Sehr geehrte Frau Kranz,

sofort will ich Ihren Brief beantworten; denn von den Briefen, die Sie mir so etwa während des letzten Jahres geschrieben, habe ich keinen erhalten; ich war auch vom 20/12. bis in den August weg. Und nun zu Gisbert! Ich habe diesen Berufswechsel kommen sehen, und - es ist gut, daß er in diesem Punkte zur Klarheit gekommen ist.

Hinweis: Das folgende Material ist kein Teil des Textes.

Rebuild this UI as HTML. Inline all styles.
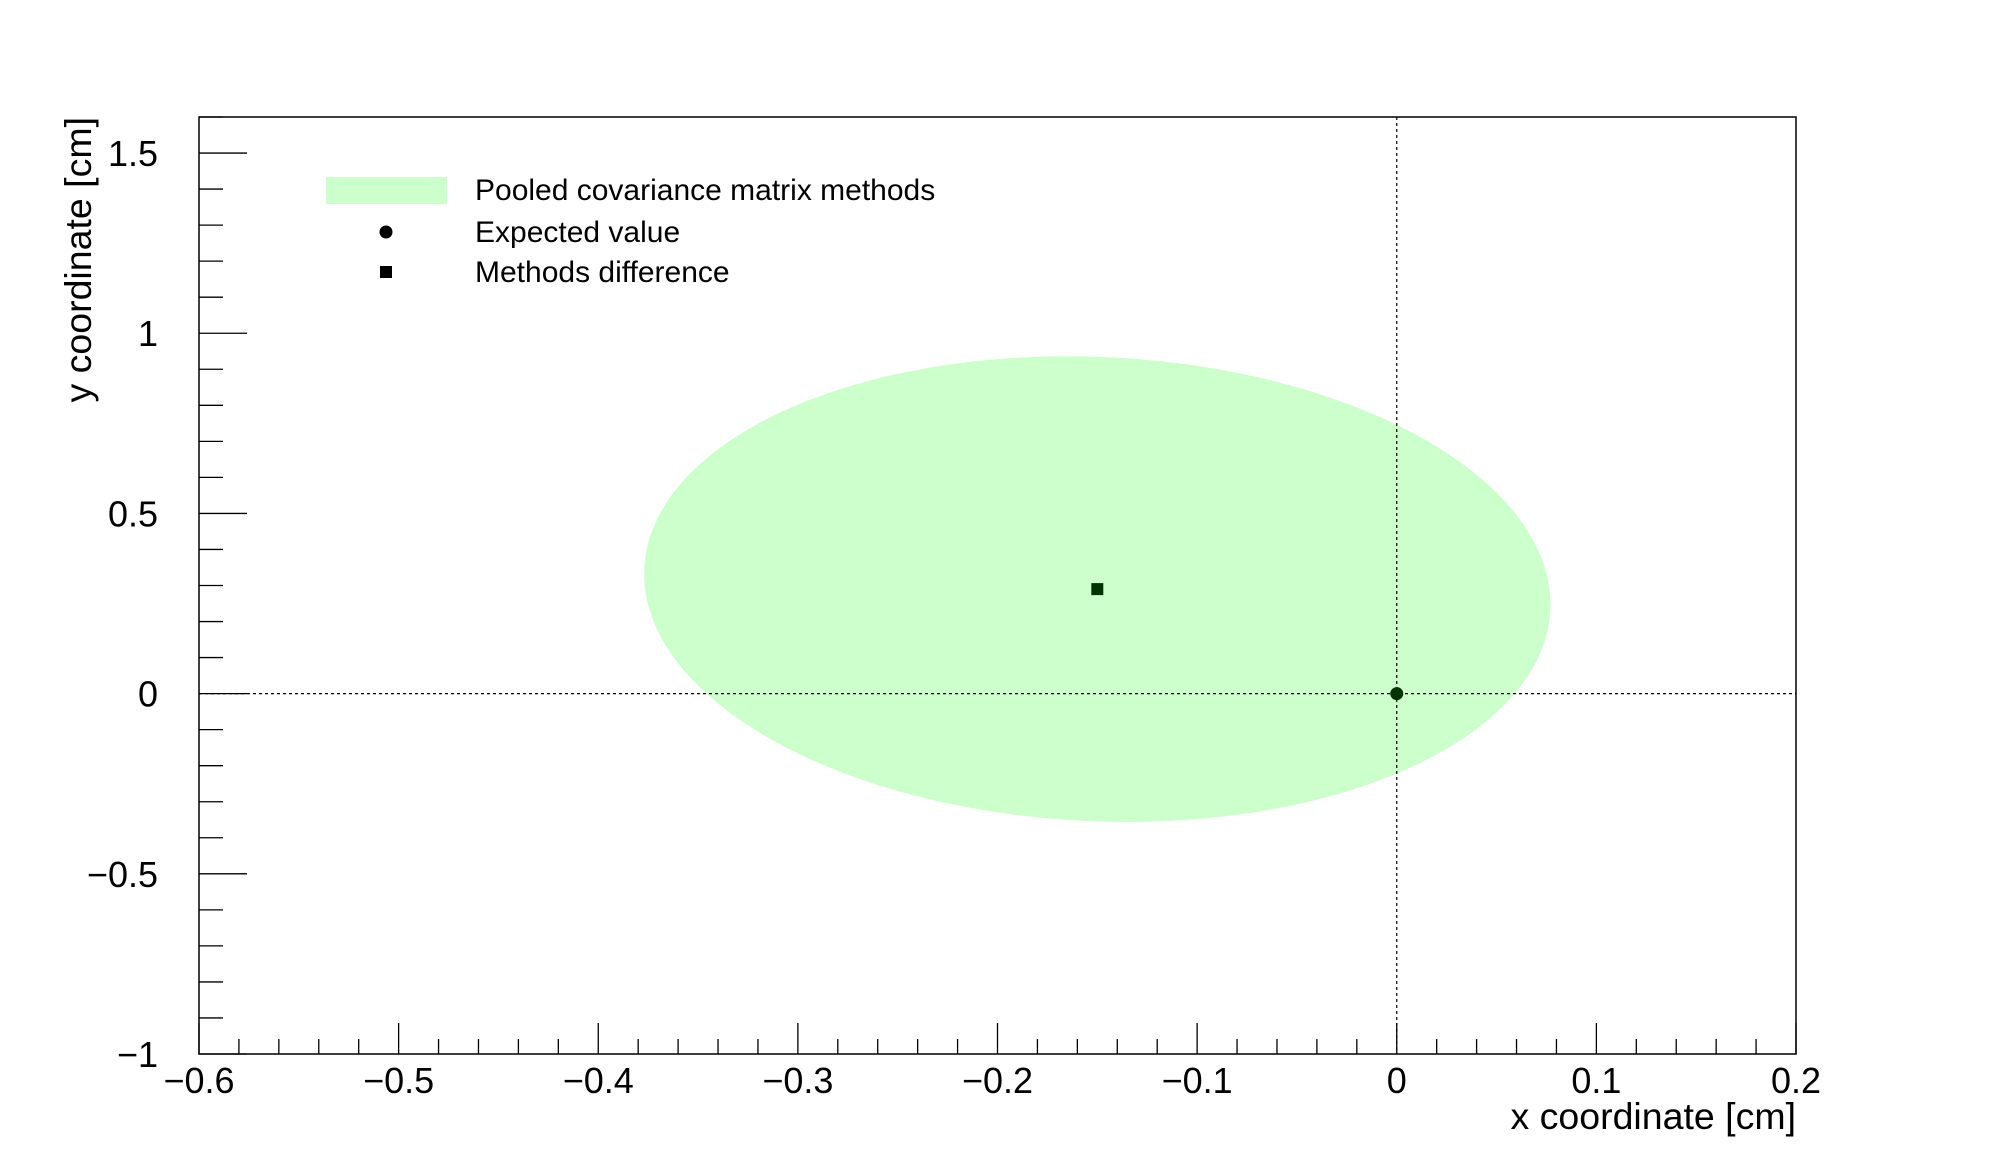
<!DOCTYPE html>
<html><head><meta charset="utf-8"><style>
html,body{margin:0;padding:0;background:#fff;}
svg{display:block;font-family:"Liberation Sans",sans-serif;}
</style></head><body>
<svg id="c" width="1996" height="1172" viewBox="0 0 1996 1172" xmlns="http://www.w3.org/2000/svg">
<g id="plot"></g>
</svg>
<script>
const ellipseCenter = [-0.15, 0.29];
const ellipseSigma = [0.227, 0.646];
const ellipseCov = [-0.0096];
const expectedPoint = [0, 0];
const diffPoint = [-0.15, 0.29];
const xTicks = [-0.6, -0.5, -0.4, -0.3, -0.2, -0.1, 0, 0.1, 0.2];
const xTickLabels = ["\u22120.6","\u22120.5","\u22120.4","\u22120.3","\u22120.2","\u22120.1","0","0.1","0.2"];
const yTicks = [-1, -0.5, 0, 0.5, 1, 1.5];
const yTickLabels = ["\u22121","\u22120.5","0","0.5","1","1.5"];

const L=199,R=1796,T=117,B=1054;
const xmin=-0.6,xmax=0.2,ymin=-1,ymax=1.6;
const X=v=>L+(v-xmin)/(xmax-xmin)*(R-L);
const Y=v=>B-(v-ymin)/(ymax-ymin)*(B-T);
const NS="http://www.w3.org/2000/svg";
const g=document.getElementById('plot');
function mk(t,a,p){const e=document.createElementNS(NS,t);for(const k in a)e.setAttribute(k,a[k]);(p||g).appendChild(e);return e;}

const sx=ellipseSigma[0], sy=ellipseSigma[1], c=ellipseCov[0];
const a21=c/sx, a22=Math.sqrt(sy*sy-a21*a21);
let d="";
for(let i=0;i<=180;i++){const t=i/180*2*Math.PI;
  const px=ellipseCenter[0]+sx*Math.cos(t), py=ellipseCenter[1]+a21*Math.cos(t)+a22*Math.sin(t);
  d+=(i?"L":"M")+X(px).toFixed(1)+","+Y(py).toFixed(1);}
let el=mk('path',{d:d+"Z",fill:"#ccffcc"});



el=mk('line',{x1:X(0),x2:X(0),y1:T,y2:B,stroke:"#000","stroke-width":1.2,"stroke-dasharray":"3,3"});


el=mk('line',{x1:L,x2:R,y1:Y(0),y2:Y(0),stroke:"#000","stroke-width":1.2,"stroke-dasharray":"3,3"});



el=mk('circle',{cx:X(expectedPoint[0]),cy:Y(expectedPoint[1]),r:6.5,fill:"#003300"});


el=mk('rect',{x:X(diffPoint[0])-6,y:Y(diffPoint[1])-6,width:12,height:12,fill:"#003300"});



el=mk('rect',{x:L,y:T,width:R-L,height:B-T,fill:"none",stroke:"#000","stroke-width":1.5});



for(let i=0;i<=40;i++){const v=xmin+i*0.02;const maj=i%5===0;
  el=mk('line',{x1:X(v),x2:X(v),y1:B,y2:B-(maj?31:15),stroke:"#000","stroke-width":1.3});
  
  }
xTicks.forEach((v,i)=>{el=mk('text',{x:X(v),y:1093,"text-anchor":"middle","font-size":36});el.textContent=xTickLabels[i];
  
  });
for(let i=0;i<=26;i++){const v=ymin+i*0.1;const maj=i%5===0;
  el=mk('line',{x1:L,x2:L+(maj?48:24),y1:Y(v),y2:Y(v),stroke:"#000","stroke-width":1.3});
  
  }
yTicks.forEach((v,i)=>{el=mk('text',{x:158,y:Y(v)+13,"text-anchor":"end","font-size":36});el.textContent=yTickLabels[i];
  
  });

el=mk('text',{x:R,y:1129,"text-anchor":"end","font-size":37.5});el.textContent="x coordinate [cm]";


el=mk('text',{x:0,y:0,"text-anchor":"end","font-size":37.5,transform:"translate(91,117) rotate(-90)"});el.textContent="y coordinate [cm]";



const lg=mk('g',{});


el=mk('rect',{x:326,y:177,width:121,height:27,fill:"#ccffcc"},lg);


el=mk('circle',{cx:386,cy:232,r:6.5,fill:"#000"},lg);


el=mk('rect',{x:380,y:266,width:12,height:12,fill:"#000"},lg);


[["Pooled covariance matrix methods",190],["Expected value",232],["Methods difference",272]].forEach(r=>{
  el=mk('text',{x:475,y:r[1]+10,"font-size":30},lg);el.textContent=r[0];
  
  });
</script>
</body></html>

Aber das - mit dem „Schriftsteller”, das ist eine heikle Sache; er bedarf eines Brotstudiums, einer Grundlage, auf der er vor der Hand stehen kann, - und wenn er dann sieht, daß das Schriftstellern ihm und evtl. einer Familie den Lebensunterhalt bringt, dann kann er sich auf ganz eigene Füße stellen. Nach wie vor halte ich die Philologie mit Deutsch, Philosophie und Geschichte unter den besonderen Verhältnissen, wie Sie Gisbert schaut, für das Gegebene. Drängen Sie aber im Augenblick nicht auf ein Bestimmtes

hin, sondern laßen Sie sich alles bei ihm selbst entwickeln. Er hat ja Zeit zum Nachdenken und wird auch zur Klarheit kommen. Zu dem Geschicke Ihrer andern Söhne nehme ich innigen Anteil. Was stecken Sie in großen Sorgen. Ich werde gern auch Ihre beiden andern Söhne Gott dem Herrn anempfehlen, auf daß Sie doch bald etwas von Ihnen hören. - Mir persönlich geht es gesundheitlich nicht gut; ich bin sehr herzleidend und in meiner Bewegungsfreiheit sehr gehemmt. Ich habe auch das Amt eines Spirituals niederlegen müßen. Wie Gott will! Ich empfehle mich Ihrem Gebete. Und nun haben sie Mut und empfehlen Sie täglich Ihre Familie mit all' Ihren Sorgen der gütigen, göttl. Vorsehung.

Mit frdl. Gruß
Ihr ergebener J. Kiel

Fügen Sie demnächst einen herzl. Gruß an Ihren Sohn bei! Ich würde für ihn beten.